Yeah, that''s called a number base system. They''ve been used for thousands of years. I think what would be really useful would be packing two bytes into one, which is, of course, fundamentally impossible to do for any arbitrary combination of two bytes. Sorry for sounding sarcastic...I''m too lazy to rewrite those sentences. bleah.

I know it''s been around forever, but it was the only answer I could think of to leinad''s latest question. (Sometimes the obvious answer is the right one)

Now, if two bytes really could be stored for the price of one somehow, then basically all of information theory would explode.

To pack multiple values into a single value, you have to have some sort of algorithm to make sense of the "packed" value.

Something to think about as well is an old technique used to draw lines. Basically, for 3x3 pixels, there are only so many arrangements of pixels that make up components of a line. So you can store all these arrangements beforehand, and then do analysis to see which pre-stored arrangement is required. Something similar could be done with images. Figure out a rudimentary and elemental set of graphical relationships, store them, and then analyze images and store codes (or indices) for which elements to use. This would yield an approximation of the original image and could theoretically yield infinite detail (sort-of, kinda like vector graphics). Not necessarily the same detail that would have existed in the actual object being represented, but at least you wouldn''t have jaggy edges or fuzzy interpolated regions where sharp, clear lines should exist.

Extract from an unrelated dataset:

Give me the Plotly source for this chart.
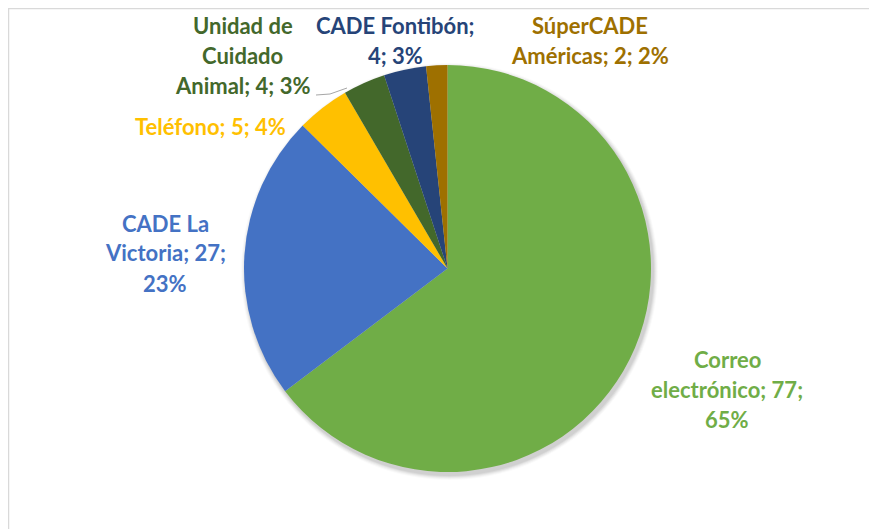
import plotly.graph_objects as go

# ---- data ----
categories = ["Correo electrónico", "CADE La Victoria", "Teléfono",
              "Unidad de Cuidado Animal", "CADE Fontibón", "SúperCADE Américas"]
values = [77, 27, 5, 4, 4, 2]
percent_labels = [65, 23, 4, 3, 3, 2]

# ---- styles / layout ----
colors = ["#70AD47", "#4472C4", "#FFC000", "#43682B", "#264478", "#9E7000"]
OFF = 8                      # page body margin of the browser
W, H = 877 - OFF, 529 - OFF
CX, CY, R = 447.5, 268.5, 203.5
FONT = "Lato, 'Open Sans', sans-serif"
FSIZE = 22
LINE_GAP = 30
# label anchor (pixel center of the first line, page coords) and words per line
label_pos = [(727, 359), (165, 223), (210, 126), (243, 25), (395, 25), (590, 25)]
label_wrap = [[1, 2, 1], [2, 2, 1], [3], [2, 1, 3], [2, 2], [1, 3]]


def px(x):
    return (x - OFF) / W


def py(y):
    return 1 - (y - OFF) / H


fig = go.Figure(go.Pie(
    labels=categories, values=values, sort=False, direction="clockwise",
    rotation=0, textinfo="none", hoverinfo="label+value+percent",
    marker=dict(colors=colors, line=dict(width=0)),
    domain=dict(x=[px(CX - R), px(CX + R)], y=[py(CY + R), py(CY - R)]),
    showlegend=False,
))

annotations = []
for cat, val, pct, col, (lx, ly), wrap in zip(categories, values, percent_labels,
                                               colors, label_pos, label_wrap):
    words = f"{cat}; {val}; {pct}%".split(" ")
    i = 0
    for k, n in enumerate(wrap):
        line = " ".join(words[i:i + n])
        i += n
        annotations.append(dict(
            x=px(lx), y=py(ly + k * LINE_GAP), xref="paper", yref="paper",
            text=f"<b>{line}</b>", showarrow=False, xanchor="center", yanchor="middle",
            font=dict(family=FONT, size=FSIZE, color=col)))

shapes = []
# soft shadow under the pie
for i, op in enumerate([0.05, 0.05, 0.04, 0.03, 0.02]):
    rr = R + 1 + i
    shapes.append(dict(type="circle", xref="paper", yref="paper", layer="below",
                       x0=px(CX + 2 - rr), x1=px(CX + 2 + rr),
                       y0=py(CY + 3 + rr), y1=py(CY + 3 - rr),
                       fillcolor=f"rgba(0,0,0,{op})", line=dict(width=0)))
# leader line for "Unidad de Cuidado Animal"
shapes.append(dict(type="path", xref="paper", yref="paper",
                   path=f"M {px(316)} {py(95)} L {px(330)} {py(94)} L {px(347)} {py(88)}",
                   line=dict(color="#A6A6A6", width=1)))
# chart frame
shapes.append(dict(type="rect", xref="paper", yref="paper",
                   x0=px(8.5), x1=px(W + 20), y0=py(H + 20), y1=py(8.5),
                   line=dict(color="#D9D9D9", width=1.5), fillcolor="rgba(0,0,0,0)"))

fig.update_layout(
    width=W, height=H, margin=dict(l=0, r=0, t=0, b=0),
    paper_bgcolor="white", plot_bgcolor="white",
    annotations=annotations, shapes=shapes,
)
fig.write_html("out.html")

This is, however, WAY beyond me at the moment as it is a terribly abstract concept. :-) Fun to think about though. And maybe somebody with alot of time on their hands can sit down and work something like this out. This does, however, seem to be similar to the idea of fractal compression. Except that one of the main differences is that fractal compression uses the image being compressed as the source "template" of sorts for what features to reproduce and to use as elements for the greater whole. The technique I described above would be more generalized either for any kind of image (rough approximations) or specialized for a certain type of image (better approximation).

Sounds like vector quantization. There''s an article about it over at gamasutra. Of course, it doesn''t take the logical next step that you did using the concept to achieve infinite resolution.

Who knows? With quantum computers it might be possible to store two or more bytes in the same physical location. Each bit can be in multiple states at the same time, it would just be a matter of figuring out which bit states comprise number A and which comprise number B. You might even be able to do calculations on the multiple values in parallel.

It''s just a thought. I''m no expert on the subject, I just attended a seminar on the subject. But it sounds quite promising.

Tom

If it were possible to store 2 arbitary bytes in 1 byte, then you could do this:

Take 8 bytes, and store them in 4 bytes.
Take those 4 bytes, and store them in 2 bytes.
Take those 2 bytes, and store them in 1 byte.

You could store ANY amount of information in 1 byte. Therefore I think it''s not possible.